• **DATA EXCERPT**:

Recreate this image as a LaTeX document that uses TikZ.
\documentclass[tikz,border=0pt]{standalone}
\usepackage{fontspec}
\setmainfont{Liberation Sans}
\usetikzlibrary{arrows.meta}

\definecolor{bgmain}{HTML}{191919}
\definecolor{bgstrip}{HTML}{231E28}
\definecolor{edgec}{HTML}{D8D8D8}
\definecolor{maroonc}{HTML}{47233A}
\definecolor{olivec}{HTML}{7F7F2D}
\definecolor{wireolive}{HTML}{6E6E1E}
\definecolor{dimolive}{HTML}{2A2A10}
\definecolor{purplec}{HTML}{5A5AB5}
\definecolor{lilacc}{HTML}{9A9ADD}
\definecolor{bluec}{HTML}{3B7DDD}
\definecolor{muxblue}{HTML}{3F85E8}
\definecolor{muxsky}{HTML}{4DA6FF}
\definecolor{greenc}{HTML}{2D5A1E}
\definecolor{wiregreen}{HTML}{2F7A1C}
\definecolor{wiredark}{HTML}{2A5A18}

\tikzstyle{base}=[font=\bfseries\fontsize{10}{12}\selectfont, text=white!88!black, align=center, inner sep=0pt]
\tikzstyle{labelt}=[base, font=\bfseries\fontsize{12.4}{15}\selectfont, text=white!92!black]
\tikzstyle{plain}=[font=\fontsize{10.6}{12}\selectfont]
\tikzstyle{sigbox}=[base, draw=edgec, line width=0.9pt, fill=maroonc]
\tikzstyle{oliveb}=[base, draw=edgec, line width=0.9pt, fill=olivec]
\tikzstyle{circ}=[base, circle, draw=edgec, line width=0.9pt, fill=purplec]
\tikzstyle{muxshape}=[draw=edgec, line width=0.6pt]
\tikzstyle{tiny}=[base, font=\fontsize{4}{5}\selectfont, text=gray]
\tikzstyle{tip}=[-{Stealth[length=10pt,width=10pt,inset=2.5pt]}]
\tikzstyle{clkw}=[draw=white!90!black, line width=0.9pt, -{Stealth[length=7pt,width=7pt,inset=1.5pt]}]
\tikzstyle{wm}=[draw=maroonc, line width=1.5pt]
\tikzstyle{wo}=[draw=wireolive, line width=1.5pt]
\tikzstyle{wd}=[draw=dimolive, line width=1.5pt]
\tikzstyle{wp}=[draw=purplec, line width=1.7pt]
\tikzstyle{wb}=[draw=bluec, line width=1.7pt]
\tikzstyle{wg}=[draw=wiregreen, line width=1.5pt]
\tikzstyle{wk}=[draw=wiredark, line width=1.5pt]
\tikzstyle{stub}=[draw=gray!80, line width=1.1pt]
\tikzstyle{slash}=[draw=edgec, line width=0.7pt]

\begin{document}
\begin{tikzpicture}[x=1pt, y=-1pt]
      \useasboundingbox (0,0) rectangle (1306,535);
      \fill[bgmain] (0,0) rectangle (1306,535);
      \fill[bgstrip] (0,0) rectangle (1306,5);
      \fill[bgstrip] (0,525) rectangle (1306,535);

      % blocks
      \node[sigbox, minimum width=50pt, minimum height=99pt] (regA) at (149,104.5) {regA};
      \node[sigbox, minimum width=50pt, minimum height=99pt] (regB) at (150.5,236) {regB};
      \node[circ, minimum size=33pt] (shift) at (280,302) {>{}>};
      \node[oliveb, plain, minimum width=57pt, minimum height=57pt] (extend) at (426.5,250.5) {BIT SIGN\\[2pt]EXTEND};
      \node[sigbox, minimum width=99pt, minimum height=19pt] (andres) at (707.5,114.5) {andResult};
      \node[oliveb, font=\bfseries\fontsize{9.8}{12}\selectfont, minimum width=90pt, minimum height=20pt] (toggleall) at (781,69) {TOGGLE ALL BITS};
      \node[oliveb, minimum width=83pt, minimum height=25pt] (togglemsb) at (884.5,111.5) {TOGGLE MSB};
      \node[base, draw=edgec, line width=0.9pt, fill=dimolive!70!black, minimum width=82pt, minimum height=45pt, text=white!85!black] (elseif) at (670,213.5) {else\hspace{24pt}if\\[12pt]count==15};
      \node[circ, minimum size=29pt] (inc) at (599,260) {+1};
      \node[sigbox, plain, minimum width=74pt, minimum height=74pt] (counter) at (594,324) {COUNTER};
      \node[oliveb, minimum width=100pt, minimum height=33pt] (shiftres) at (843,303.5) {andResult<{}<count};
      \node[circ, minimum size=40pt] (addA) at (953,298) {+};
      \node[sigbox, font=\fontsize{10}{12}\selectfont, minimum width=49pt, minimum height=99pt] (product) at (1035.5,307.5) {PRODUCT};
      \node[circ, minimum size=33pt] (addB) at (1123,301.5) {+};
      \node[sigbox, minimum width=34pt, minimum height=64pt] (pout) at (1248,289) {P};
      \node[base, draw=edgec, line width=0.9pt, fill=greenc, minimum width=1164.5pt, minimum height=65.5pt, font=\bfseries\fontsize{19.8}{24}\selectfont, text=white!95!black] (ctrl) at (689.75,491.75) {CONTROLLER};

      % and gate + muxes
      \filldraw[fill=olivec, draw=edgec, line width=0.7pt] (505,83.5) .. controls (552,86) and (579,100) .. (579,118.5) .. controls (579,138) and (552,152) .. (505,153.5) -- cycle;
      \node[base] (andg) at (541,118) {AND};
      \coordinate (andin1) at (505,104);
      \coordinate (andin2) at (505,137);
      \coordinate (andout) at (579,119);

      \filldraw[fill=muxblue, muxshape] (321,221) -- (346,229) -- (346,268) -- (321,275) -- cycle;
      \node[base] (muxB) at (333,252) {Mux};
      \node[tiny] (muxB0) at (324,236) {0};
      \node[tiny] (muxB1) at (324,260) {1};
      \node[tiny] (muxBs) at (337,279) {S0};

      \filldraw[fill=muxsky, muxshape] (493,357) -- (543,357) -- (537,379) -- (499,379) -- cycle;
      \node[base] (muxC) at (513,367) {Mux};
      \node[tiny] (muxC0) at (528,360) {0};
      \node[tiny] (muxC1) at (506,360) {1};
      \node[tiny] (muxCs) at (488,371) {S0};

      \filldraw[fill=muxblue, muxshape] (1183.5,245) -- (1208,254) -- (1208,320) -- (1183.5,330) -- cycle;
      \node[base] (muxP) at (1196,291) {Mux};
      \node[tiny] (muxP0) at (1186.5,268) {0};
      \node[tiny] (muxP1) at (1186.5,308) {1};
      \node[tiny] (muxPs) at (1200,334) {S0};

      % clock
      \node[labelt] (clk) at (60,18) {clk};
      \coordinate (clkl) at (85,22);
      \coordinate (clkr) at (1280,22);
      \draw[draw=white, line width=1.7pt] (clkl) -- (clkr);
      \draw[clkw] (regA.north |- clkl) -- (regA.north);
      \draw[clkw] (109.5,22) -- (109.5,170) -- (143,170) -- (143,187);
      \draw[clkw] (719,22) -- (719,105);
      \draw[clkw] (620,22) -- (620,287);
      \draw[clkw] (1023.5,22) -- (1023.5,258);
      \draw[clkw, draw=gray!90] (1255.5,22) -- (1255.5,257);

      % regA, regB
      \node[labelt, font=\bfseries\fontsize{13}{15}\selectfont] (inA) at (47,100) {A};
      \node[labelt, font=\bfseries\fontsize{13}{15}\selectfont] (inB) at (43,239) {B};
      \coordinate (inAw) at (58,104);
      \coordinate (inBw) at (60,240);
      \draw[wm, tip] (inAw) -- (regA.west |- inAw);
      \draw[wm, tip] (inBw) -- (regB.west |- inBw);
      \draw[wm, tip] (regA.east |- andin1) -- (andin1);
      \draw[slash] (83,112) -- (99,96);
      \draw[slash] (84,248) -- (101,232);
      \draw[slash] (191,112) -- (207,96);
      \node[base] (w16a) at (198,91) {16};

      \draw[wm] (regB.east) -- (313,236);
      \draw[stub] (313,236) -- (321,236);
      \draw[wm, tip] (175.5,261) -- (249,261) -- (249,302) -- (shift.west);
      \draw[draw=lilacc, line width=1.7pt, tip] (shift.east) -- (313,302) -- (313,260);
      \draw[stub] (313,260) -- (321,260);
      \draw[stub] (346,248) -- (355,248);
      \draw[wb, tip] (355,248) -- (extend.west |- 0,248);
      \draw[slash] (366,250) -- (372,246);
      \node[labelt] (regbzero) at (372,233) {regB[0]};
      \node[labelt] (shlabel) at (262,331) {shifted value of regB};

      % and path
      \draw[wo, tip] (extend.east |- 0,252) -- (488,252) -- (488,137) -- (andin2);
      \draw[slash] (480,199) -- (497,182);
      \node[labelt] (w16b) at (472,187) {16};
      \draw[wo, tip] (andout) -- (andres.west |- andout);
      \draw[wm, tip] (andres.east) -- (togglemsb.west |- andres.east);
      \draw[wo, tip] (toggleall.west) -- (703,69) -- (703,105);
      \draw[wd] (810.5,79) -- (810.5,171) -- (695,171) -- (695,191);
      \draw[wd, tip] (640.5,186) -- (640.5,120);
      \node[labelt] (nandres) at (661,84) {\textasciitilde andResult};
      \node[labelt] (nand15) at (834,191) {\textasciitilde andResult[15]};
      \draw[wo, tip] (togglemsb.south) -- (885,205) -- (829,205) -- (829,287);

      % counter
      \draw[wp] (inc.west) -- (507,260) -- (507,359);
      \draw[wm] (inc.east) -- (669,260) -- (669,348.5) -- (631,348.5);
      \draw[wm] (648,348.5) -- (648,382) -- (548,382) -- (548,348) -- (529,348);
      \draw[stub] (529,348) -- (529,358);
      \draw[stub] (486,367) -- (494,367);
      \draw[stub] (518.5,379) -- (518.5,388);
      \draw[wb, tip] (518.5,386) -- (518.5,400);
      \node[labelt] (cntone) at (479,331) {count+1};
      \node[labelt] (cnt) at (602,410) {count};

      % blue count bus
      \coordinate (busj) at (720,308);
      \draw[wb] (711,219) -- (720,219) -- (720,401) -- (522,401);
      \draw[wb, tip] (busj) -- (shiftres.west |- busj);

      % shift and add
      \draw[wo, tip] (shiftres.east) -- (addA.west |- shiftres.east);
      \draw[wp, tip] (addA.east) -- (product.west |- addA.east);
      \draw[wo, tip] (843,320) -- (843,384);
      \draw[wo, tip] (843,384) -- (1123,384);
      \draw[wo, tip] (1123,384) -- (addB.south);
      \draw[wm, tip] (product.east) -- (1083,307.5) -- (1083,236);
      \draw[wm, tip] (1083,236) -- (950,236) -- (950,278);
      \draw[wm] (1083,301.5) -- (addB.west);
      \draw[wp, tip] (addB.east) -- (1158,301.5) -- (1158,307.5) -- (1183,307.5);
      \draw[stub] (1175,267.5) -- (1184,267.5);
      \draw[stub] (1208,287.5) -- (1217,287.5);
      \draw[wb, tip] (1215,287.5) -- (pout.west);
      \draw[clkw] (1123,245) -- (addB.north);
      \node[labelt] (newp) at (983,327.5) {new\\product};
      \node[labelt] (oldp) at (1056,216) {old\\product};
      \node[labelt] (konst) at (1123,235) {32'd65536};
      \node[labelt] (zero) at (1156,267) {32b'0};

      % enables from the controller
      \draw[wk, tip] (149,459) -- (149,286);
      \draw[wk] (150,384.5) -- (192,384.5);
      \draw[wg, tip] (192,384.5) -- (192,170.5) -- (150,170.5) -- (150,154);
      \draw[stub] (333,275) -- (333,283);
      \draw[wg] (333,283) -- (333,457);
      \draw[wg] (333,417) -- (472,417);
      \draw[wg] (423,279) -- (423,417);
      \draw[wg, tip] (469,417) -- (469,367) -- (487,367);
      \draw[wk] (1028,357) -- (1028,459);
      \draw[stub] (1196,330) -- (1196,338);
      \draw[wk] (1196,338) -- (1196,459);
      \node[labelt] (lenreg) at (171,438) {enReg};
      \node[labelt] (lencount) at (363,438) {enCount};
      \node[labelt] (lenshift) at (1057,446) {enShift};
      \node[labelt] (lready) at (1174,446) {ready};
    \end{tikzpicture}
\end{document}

• **EXERCISE PROMPT**:
All lines from the beginning of the material above through the one with "(0,525) rectangle (1306,535);" need to be returned exactly; please return those and only those.

• **TASK RESULT**:
Recreate this image as a LaTeX document that uses TikZ.
\documentclass[tikz,border=0pt]{standalone}
\usepackage{fontspec}
\setmainfont{Liberation Sans}
\usetikzlibrary{arrows.meta}

\definecolor{bgmain}{HTML}{191919}
\definecolor{bgstrip}{HTML}{231E28}
\definecolor{edgec}{HTML}{D8D8D8}
\definecolor{maroonc}{HTML}{47233A}
\definecolor{olivec}{HTML}{7F7F2D}
\definecolor{wireolive}{HTML}{6E6E1E}
\definecolor{dimolive}{HTML}{2A2A10}
\definecolor{purplec}{HTML}{5A5AB5}
\definecolor{lilacc}{HTML}{9A9ADD}
\definecolor{bluec}{HTML}{3B7DDD}
\definecolor{muxblue}{HTML}{3F85E8}
\definecolor{muxsky}{HTML}{4DA6FF}
\definecolor{greenc}{HTML}{2D5A1E}
\definecolor{wiregreen}{HTML}{2F7A1C}
\definecolor{wiredark}{HTML}{2A5A18}

\tikzstyle{base}=[font=\bfseries\fontsize{10}{12}\selectfont, text=white!88!black, align=center, inner sep=0pt]
\tikzstyle{labelt}=[base, font=\bfseries\fontsize{12.4}{15}\selectfont, text=white!92!black]
\tikzstyle{plain}=[font=\fontsize{10.6}{12}\selectfont]
\tikzstyle{sigbox}=[base, draw=edgec, line width=0.9pt, fill=maroonc]
\tikzstyle{oliveb}=[base, draw=edgec, line width=0.9pt, fill=olivec]
\tikzstyle{circ}=[base, circle, draw=edgec, line width=0.9pt, fill=purplec]
\tikzstyle{muxshape}=[draw=edgec, line width=0.6pt]
\tikzstyle{tiny}=[base, font=\fontsize{4}{5}\selectfont, text=gray]
\tikzstyle{tip}=[-{Stealth[length=10pt,width=10pt,inset=2.5pt]}]
\tikzstyle{clkw}=[draw=white!90!black, line width=0.9pt, -{Stealth[length=7pt,width=7pt,inset=1.5pt]}]
\tikzstyle{wm}=[draw=maroonc, line width=1.5pt]
\tikzstyle{wo}=[draw=wireolive, line width=1.5pt]
\tikzstyle{wd}=[draw=dimolive, line width=1.5pt]
\tikzstyle{wp}=[draw=purplec, line width=1.7pt]
\tikzstyle{wb}=[draw=bluec, line width=1.7pt]
\tikzstyle{wg}=[draw=wiregreen, line width=1.5pt]
\tikzstyle{wk}=[draw=wiredark, line width=1.5pt]
\tikzstyle{stub}=[draw=gray!80, line width=1.1pt]
\tikzstyle{slash}=[draw=edgec, line width=0.7pt]

\begin{document}
\begin{tikzpicture}[x=1pt, y=-1pt]
      \useasboundingbox (0,0) rectangle (1306,535);
      \fill[bgmain] (0,0) rectangle (1306,535);
      \fill[bgstrip] (0,0) rectangle (1306,5);
      \fill[bgstrip] (0,525) rectangle (1306,535);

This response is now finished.